One of those detained, the Egyptian lesbian activist Sarah Hegazi, later turned into a tragic symbol.

Hegazi was allegedly tortured and sexually molested by other female prisoners on police orders. The 30-year-old committed suicide due to severe depression stirred by trauma some three years after she was granted political asylum in Canada.

Warnings not useful for all

As a result of the recent warnings, the US-based dating app Grindr has installed a warning in English and Arabic for its users. "We have been alerted that Egyptian police is [sic] actively making arrests of gay, bi, and trans people on digital platforms. They are using fake accounts and have also taken over accounts from real community members who have already been arrested and had their phones taken. Please take extra caution […]," the warning reads.

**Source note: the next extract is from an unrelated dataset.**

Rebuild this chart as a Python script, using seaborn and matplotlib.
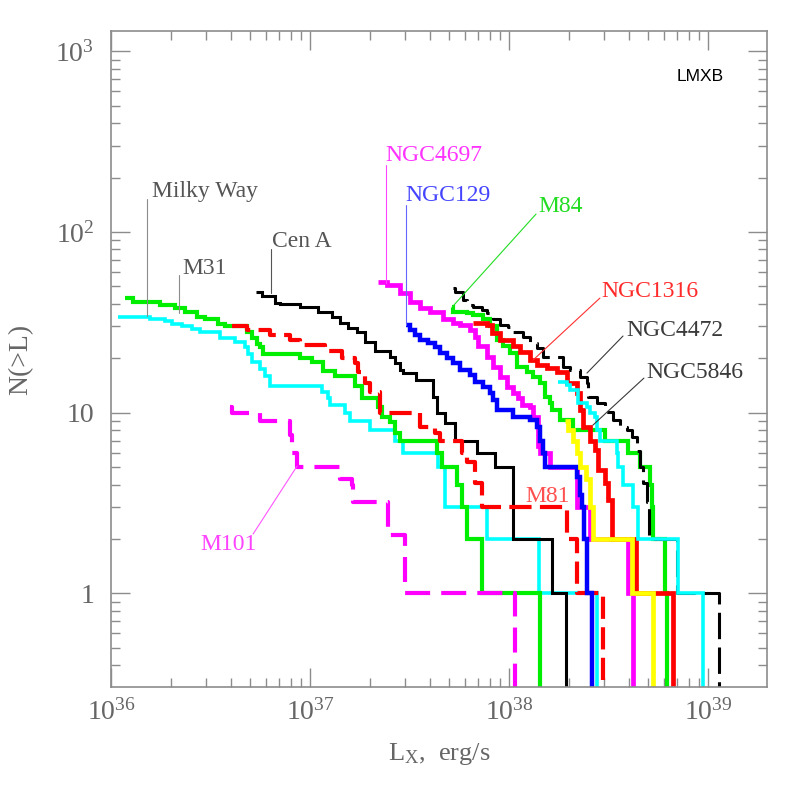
import numpy as np
import pandas as pd
import matplotlib
matplotlib.use("Agg")
import matplotlib.pyplot as plt
from matplotlib.ticker import FixedLocator, LogLocator, FuncFormatter, NullFormatter
import seaborn as sns

# ========= DATA: log10(L_X / erg s^-1) and cumulative N(>L) =========
mw_logL = [36.035, 36.196, 36.271, 36.307, 36.357, 36.407, 36.447, 36.548, 36.623, 36.673,
           36.688, 36.709, 36.749, 36.774, 36.799, 37.060, 37.090, 37.101, 37.176, 37.201,
           37.302, 37.427, 37.467, 37.643, 37.678, 37.889, 38.151, 38.442]
mw_N = [34, 33, 32, 31, 30, 29, 28, 26, 24.5, 23, 21, 19, 17.5, 16, 14, 13, 12, 11, 10, 9,
        8, 7, 6, 5, 3, 2, 1, 0.1]

m31_logL = [36.070, 36.111, 36.246, 36.322, 36.372, 36.432, 36.472, 36.538, 36.573, 36.683,
            36.709, 36.734, 36.749, 36.764, 36.950, 37.010, 37.065, 37.126, 37.226, 37.261,
            37.342, 37.362, 37.402, 37.427, 37.452, 37.638, 37.663, 37.739, 37.764, 37.789,
            37.864, 38.156]
m31_N = [43, 41, 39.5, 38, 36, 34, 33, 31, 30, 28, 26, 24, 23, 21, 20, 19, 17, 16, 14, 12,
         10.7, 9.5, 8.9, 7.7, 7, 6, 5, 4, 3, 2, 1, 0.1]

cena_logL = [36.729, 36.759, 36.824, 36.849, 36.950, 37.040, 37.111, 37.151, 37.191, 37.236,
             37.276, 37.327, 37.402, 37.427, 37.452, 37.467, 37.533, 37.618, 37.638, 37.678,
             37.729, 37.839, 37.930, 38.020, 38.216, 38.286]
cena_N = [46.5, 44, 40.5, 40, 38.5, 36, 34, 31.3, 29.5, 28, 24.6, 22, 20.3, 18.8, 17.2, 16.6,
          15.2, 12.2, 10, 8.8, 7, 6, 5, 2, 1, 0.1]

m81_logL = [36.608, 36.683, 36.799, 36.899, 36.950, 37.075, 37.161, 37.226, 37.241, 37.276,
            37.302, 37.352, 37.553, 37.628, 37.653, 37.764, 37.789, 37.829, 37.864, 38.291,
            38.342, 38.472]
m81_N = [30, 28.6, 27, 25.3, 23.7, 22, 20, 18.8, 16.8, 14.6, 13, 10, 8.3, 7.7, 7, 6, 5.3, 4.1,
         3, 2, 1, 0.1]

m101_logL = [36.598, 36.608, 36.749, 36.899, 36.910, 36.935, 37.151, 37.211, 37.216, 37.392,
             37.477, 38.030]
m101_N = [10.7, 10, 9, 7.5, 6, 5, 4.3, 4, 3.2, 2.1, 1, 0.1]

n4697_logL = [37.342, 37.387, 37.452, 37.503, 37.553, 37.603, 37.668, 37.719, 37.754, 37.804,
              37.829, 37.844, 37.889, 37.920, 37.955, 37.990, 38.020, 38.045, 38.065, 38.106,
              38.121, 38.146, 38.156, 38.206, 38.342, 38.407, 38.598, 38.623]
n4697_N = [52.6, 50.6, 46, 41, 38, 36, 33, 31.3, 30.5, 28.6, 26.3, 23.3, 20.3, 17.9, 15.8,
           13.9, 12.8, 12, 11, 10.7, 9.5, 6.5, 6, 5, 3, 2, 1, 0.1]

n129_logL = [37.482, 37.503, 37.528, 37.553, 37.593, 37.628, 37.653, 37.688, 37.719, 37.754,
             37.804, 37.829, 37.869, 37.905, 37.920, 37.940, 38.020, 38.106, 38.141, 38.156,
             38.171, 38.181, 38.342, 38.357, 38.367, 38.377, 38.392, 38.417]
n129_N = [30.5, 28.6, 27, 25.3, 24.3, 23, 21.3, 20, 18.8, 17.2, 16.2, 14.8, 13.9, 12.8, 11.7,
          10.3, 9.5, 9.1, 8.3, 7, 6, 5, 4.4, 3.5, 3, 2, 1, 0.1]

m84_logL = [37.714, 37.719, 37.789, 37.819, 37.869, 37.905, 37.940, 37.970, 38.005, 38.040,
            38.090, 38.121, 38.156, 38.181, 38.206, 38.216, 38.256, 38.322, 38.482, 38.598,
            38.658, 38.709, 38.719, 38.724, 38.784, 38.794]
m84_N = [38.6, 36.2, 35.7, 34.8, 33, 30, 25.3, 23.3, 21.3, 17.9, 16.8, 15.8, 14.6, 12.2, 11.3,
         10.3, 9.1, 8, 7, 6, 5, 4, 3, 2, 1, 0.1]

n1316_logL = [37.819, 37.889, 37.915, 37.955, 38.020, 38.055, 38.106, 38.141, 38.191, 38.241,
              38.291, 38.342, 38.357, 38.372, 38.407, 38.432, 38.447, 38.482, 38.497, 38.518,
              38.638, 38.824]
n1316_N = [31.3, 30.5, 27.6, 25.3, 23.3, 21.7, 19.6, 18.4, 17.6, 16.8, 14.6, 12.8, 10.3, 8.3,
           7, 6.2, 4.8, 4.1, 3.3, 2, 1, 0.1]

yel_logL = [38.281, 38.296, 38.322, 38.342, 38.357, 38.387, 38.407, 38.422, 38.618, 38.724]
yel_N = [9, 8, 7, 6, 5, 4.3, 3, 2, 1, 0.1]

n5846_logL = [38.246, 38.291, 38.307, 38.347, 38.392, 38.407, 38.432, 38.442, 38.457, 38.543,
              38.548, 38.573, 38.623, 38.648, 38.849, 38.975]
n5846_N = [14.8, 14.2, 13.3, 11.3, 10.7, 10, 9.5, 8, 7, 6, 5, 4, 3, 2, 1, 0.1]

n4472_logL = [37.719, 37.729, 37.769, 37.789, 37.819, 37.864, 37.889, 37.920, 37.955, 37.995,
              38.020, 38.070, 38.106, 38.141, 38.171, 38.271, 38.307, 38.357, 38.392, 38.397,
              38.442, 38.482, 38.523, 38.558, 38.593, 38.618, 38.643, 38.658, 38.673, 38.693,
              38.704, 38.844, 39.055]
n4472_N = [49, 46.7, 41.9, 39.5, 38.6, 37.2, 35.7, 32.8, 30.5, 29.8, 28, 26.3, 24.3, 22.7, 20.3,
           17.9, 17.2, 15.7, 14.6, 12.2, 11.3, 10.1, 9.1, 8.3, 8, 7.3, 6.1, 5, 4.1, 3.2, 2, 1, 0.1]

# ========= STYLE =========
sns.set_style("ticks")
plt.rcParams["font.family"] = ["Liberation Serif", "DejaVu Serif"]
plt.rcParams["mathtext.fontset"] = "custom"
plt.rcParams["mathtext.rm"] = "Liberation Serif"
plt.rcParams["mathtext.it"] = "Liberation Serif:italic"
plt.rcParams["lines.scale_dashes"] = False

AX_GRAY = "#8c8c8c"
TXT_GRAY = "#666666"

# (logL, N, colour, width, linestyle) in drawing order
curves = [
    (mw_logL, mw_N, "#00ffff", 2.6, "-"),
    (m31_logL, m31_N, "#00ee00", 3.0, "-"),
    (cena_logL, cena_N, "black", 2.2, "-"),
    (m81_logL, m81_N, "#ff0000", 3.0, (0, (16, 6))),
    (m101_logL, m101_N, "#ff00ff", 3.0, (0, (18, 8))),
    (n4697_logL, n4697_N, "#ff00ff", 3.4, "-"),
    (n129_logL, n129_N, "#0000ff", 3.2, "-"),
    (m84_logL, m84_N, "#00ee00", 3.0, "-"),
    (n1316_logL, n1316_N, "#ff0000", 3.4, "-"),
    (n4472_logL, n4472_N, "black", 2.2, (0, (19, 6))),
    (n5846_logL, n5846_N, "#00ffff", 2.6, "-"),
    (yel_logL, yel_N, "#ffff00", 3.4, "-"),
]

# text label, text position (logL, logN), leader start/end (logL, logN), text colour, line colour
labels = [
    ("Milky Way", (36.206, 2.193), (36.181, 2.183), (36.181, 1.535), "#555555", AX_GRAY),
    ("M31", (36.357, 1.767), (36.342, 1.762), (36.342, 1.551), "#555555", AX_GRAY),
    ("Cen A", (36.809, 1.916), (36.804, 1.906), (36.804, 1.662), "#555555", "#555555"),
    ("NGC4697", (37.377, 2.392), (37.382, 2.37), (37.382, 1.717), "#ff33ff", "#ff44ff"),
    ("NGC129", (37.477, 2.171), (37.482, 2.149), (37.482, 1.485), "#4444ff", "#6666ff"),
    ("M84", (38.146, 2.110), (38.136, 2.099), (37.714, 1.584), "#22dd22", "#22dd22"),
    ("NGC1316", (38.462, 1.640), (38.457, 1.634), (38.121, 1.291), "#ff2a2a", "#ff3030"),
    ("NGC4472", (38.588, 1.424), (38.573, 1.424), (38.392, 1.219), "#3a3a3a", "#3a3a3a"),
    ("NGC5846", (38.688, 1.191), (38.678, 1.191), (38.422, 0.931), "#3a3a3a", "#3a3a3a"),
    ("M81", (38.080, 0.506), None, None, "#ff5050", None),
    ("M101", (36.447, 0.240), (36.714, 0.328), (36.935, 0.704), "#ff44ff", "#ff55ff"),
]

# ========= PLOT =========
fig = plt.figure(figsize=(7.97, 7.97), dpi=100)
ax = fig.add_axes([111 / 797, 1 - 687 / 797, 656 / 797, 656 / 797])
ax.set_xscale("log")
ax.set_yscale("log")

for logL, N, color, lw, ls in curves:
    df = pd.DataFrame({"L": 10 ** np.array(logL), "N": N})
    sns.lineplot(data=df, x="L", y="N", ax=ax, color=color, linewidth=lw, linestyle=ls,
                 drawstyle="steps-post", estimator=None, sort=False, legend=False,
                 solid_joinstyle="miter", solid_capstyle="butt", dash_capstyle="butt")

for text, tpos, p0, p1, tcol, lcol in labels:
    if p0 is not None:
        ax.plot([10 ** p0[0], 10 ** p1[0]], [10 ** p0[1], 10 ** p1[1]], color=lcol, lw=0.8)
    ax.text(10 ** tpos[0], 10 ** tpos[1], text, color=tcol, fontsize=17,
            ha="left", va="baseline")

ax.text(0.898, 0.930, "LMXB", transform=ax.transAxes, fontsize=12.5, color="black",
        family="Liberation Sans", ha="center", va="center")

ax.set_xlim(1e36, 1.98e39)
ax.set_ylim(0.303, 1295)

# ticks
ax.xaxis.set_major_locator(FixedLocator([1e36, 1e37, 1e38, 1e39]))
ax.xaxis.set_minor_locator(LogLocator(base=10, subs=np.arange(2, 10), numticks=50))
ax.yaxis.set_major_locator(FixedLocator([1, 10, 100, 1000]))
ax.yaxis.set_minor_locator(LogLocator(base=10, subs=np.arange(2, 10), numticks=50))
ax.xaxis.set_major_formatter(FuncFormatter(lambda v, p: r"$\mathregular{10^{%d}}$" % round(np.log10(v))))
ax.yaxis.set_major_formatter(FuncFormatter(
    lambda v, p: "%d" % round(v) if v < 50 else r"$\mathregular{10^{%d}}$" % round(np.log10(v))))
ax.xaxis.set_minor_formatter(NullFormatter())
ax.yaxis.set_minor_formatter(NullFormatter())

ax.tick_params(which="both", direction="in", top=True, right=True, colors=AX_GRAY,
               labelcolor=TXT_GRAY, labelsize=20)
ax.tick_params(which="major", length=13.5, width=1.0)
ax.tick_params(which="minor", length=6.5, width=1.0)
ax.tick_params(axis="x", which="major", pad=9)
ax.tick_params(axis="y", which="major", pad=12)

for sp in ax.spines.values():
    sp.set_color(AX_GRAY)
    sp.set_linewidth(1.2)

ax.set_xlabel(r"L$_{\mathregular{X}}$,  erg/s", fontsize=19, color=TXT_GRAY)
ax.set_ylabel("N(>L)", fontsize=20, color=TXT_GRAY)
ax.xaxis.set_label_coords(0.5, -0.083)
ax.yaxis.set_label_coords(-0.118, 0.5)

fig.savefig("out.png", dpi=100, facecolor="white")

But for the Berlin-based Egyptian activist Nora Noralla, the executive director at Cairo 52, a Cairo-based legal research institute that defends members of the queer community pro bono, this is nothing but show. "It is neither the first time they have put this up, nor are they the only ones," Noralla told DW.

She would much prefer that Grindr, as well as other apps, verified users and forbad police forces to set up profiles. "With such a warning, they merely create the illusion of corporate responsibility," she said.

Activist Ahmed El Hady also agrees that Grindr could do more to protect its users, "but at the end of the day, they cannot fight the government actively," he told DW.

"If Grindr is infiltrated by the state, they might need to cease operating in Egypt," El Hady said. He also knows of cases where even having this app installed on a phone was enough to attract an interrogation by police.

Proof of trust for LGBTQ+

Both activists highlight that the queer community has established workarounds to increase the safety of its members. However, for those who are new to the community, these workarounds possibly remain out of reach, at least in the beginning.

"When you meet someone new on an app, you usually check their other social media accounts," El Hady told DW. Once the identity of the new contact is confirmed in this way, communications are no longer carried out via the app's messaging platforms but "via encrypted apps like Signal."

First meetings normally only happen after other members of the community have additionally confirmed the person's identity. "We meet at safe houses of friends or members of the community, and never use the same location twice," he said.

Nora Noralla, for her part, sees that the "community is growing despite the arrests."

"Sadly, the environment is not the best, but we are far from crumbling," she says.

DW reached out to Grindr and the Egyptian public prosecution authorities but hadn't received a reply at the time of the publication.